I turn 27 in one week and two days. It has really made me think how thir . . is right around the corner. It seems so middle aged to me, even though I have no plans of making it my half way mark.

Anyways, I know there are some "demons" I need to wrestle with before then.

DEMONS TO BE DEFEATED:
* The demon of doubt
* The demon of selfishness
* The demon of spending-more-than-you-really-have
* The demon of pretending-you-are-content-when-you-are-not
* The demon of thinking-there-will-someday-be-a-miracule-drug-and-you-won't-need-to-exercise-ever
* The demon of believing-your-always-right
* The demon of arguing-is-the-best-form-0f-communication
* The demon of waiting-for-tomorrow-because-it-will-happen-then

Oh the control I have given these demons!

Monday, April 04, 2005

It is one of those evenings.

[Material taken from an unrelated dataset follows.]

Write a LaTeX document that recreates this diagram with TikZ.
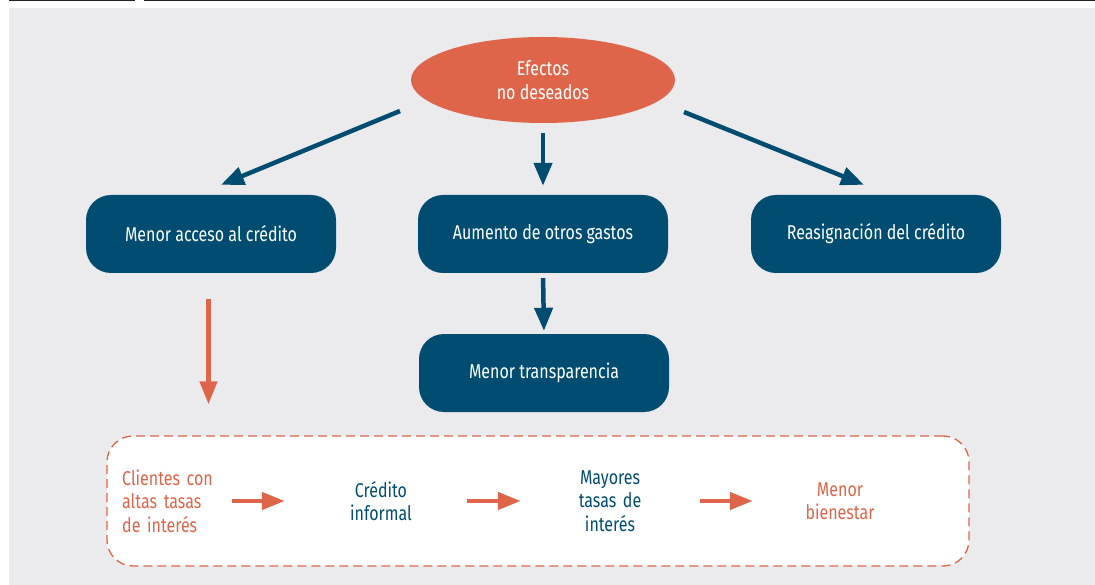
\documentclass[tikz,border=0pt]{standalone}
\usepackage{fontspec}
\setmainfont{Fira Sans}[FakeStretch=0.8]
\usetikzlibrary{arrows.meta}
\usetikzlibrary{shapes.geometric}

\definecolor{efblue}{HTML}{004D71}
\definecolor{eforange}{HTML}{DE654A}
\definecolor{efgrey}{HTML}{EBEBED}
\definecolor{efblack}{HTML}{231F20}

\begin{document}
\begin{tikzpicture}[
            x=1pt, y=-1pt,
            every node/.style={font=\fontsize{20}{23.5}\selectfont},
            caja/.style={
                rectangle,
                rounded corners=25pt,
                fill=efblue,
                text=white,
                minimum width=250pt,
                minimum height=78pt
            },
            flecha/.style={
                draw=efblue,
                line width=4.5pt,
                -{Triangle[width=18pt,length=23pt]}
            },
            flechanar/.style={
                draw=eforange,
                line width=4.5pt,
                -{Triangle[width=17pt,length=23pt]}
            },
            paso/.style={
                align=center,
                inner sep=0pt,
                text width=100pt
            }
        ]
        \useasboundingbox (0,0) rectangle (1095,585);
        \fill[efgrey] (9,8) rectangle (1095,585);
        \draw[efblack, line width=1.5pt] (9,0.75) -- (135,0.75);
        \draw[efblack, line width=1.5pt] (144,0.75) -- (1095,0.75);

        % upper part
        \node[ellipse, fill=eforange, text=white, align=center,
            minimum width=264pt, minimum height=86pt] (efectos) at (543,80) {Efectos\\no deseados};
        \node[caja] (acceso) at (211,234) {Menor acceso al crédito};
        \node[caja] (gastos) at (543,234) {Aumento de otros gastos};
        \node[caja] (reasig) at (876,234) {Reasignación del crédito};
        \node[caja] (transp) at (544,373) {Menor transparencia};

        \coordinate (izq) at (400,111);
        \coordinate (der) at (684,112);
        \draw[flecha] (izq) -- ([xshift=10pt,yshift=10pt]acceso.north);
        \draw[flecha, shorten <=10pt, shorten >=9pt] (efectos.south) -- (gastos.north);
        \draw[flecha] (der) -- ([xshift=-12pt,yshift=10pt]reasig.north);
        \draw[flecha, shorten <=5pt, shorten >=3pt] (gastos.south) -- (transp.north);

        % lower part
        \node[draw=eforange, dashed, dash pattern=on 9pt off 5pt, line width=1.3pt,
            fill=white, rounded corners=26pt, minimum width=862pt,
            minimum height=130pt] (marco) at (538,501) {};
        \draw[flechanar, shorten <=26pt, shorten >=31pt]
            ([xshift=-2.5pt]acceso.south) -- ([xshift=-2.5pt]acceso.south |- marco.north);

        \node[paso, anchor=west, align=left, text=eforange] (clientes) at (122,501)
            {Clientes con\\altas tasas\\de interés};
        \node[paso, text=efblue] (informal) at (381,501) {Crédito\\informal};
        \node[paso, text=efblue] (mayores) at (610,501) {Mayores\\tasas de\\interés};
        \node[paso, text=eforange] (bienestar) at (840,501) {Menor\\bienestar};

        \foreach \a/\b/\s/\t in {clientes/informal/10/46, informal/mayores/36/39, mayores/bienestar/40/37}
            \draw[flechanar, shorten <=\s pt, shorten >=\t pt] (\a.east) -- (\b.west);
        \end{tikzpicture}
\end{document}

An evening where grading papers, folding towels, and emptying the dishwasher all sound way too trite right now.

Admissions:
Sometimes, I panic when the phone rings.
Somedays, I want a "do over."
Sometimes, I worry about how "unperfect" I am.
Somedays, I think I could fly if I just tried hard enough.
Sometimes, I feel a weight of disappointment, but can't identify the source.
Somedays, I just want to argue.
Sometimes, I miss the ocean so much I can't breathe.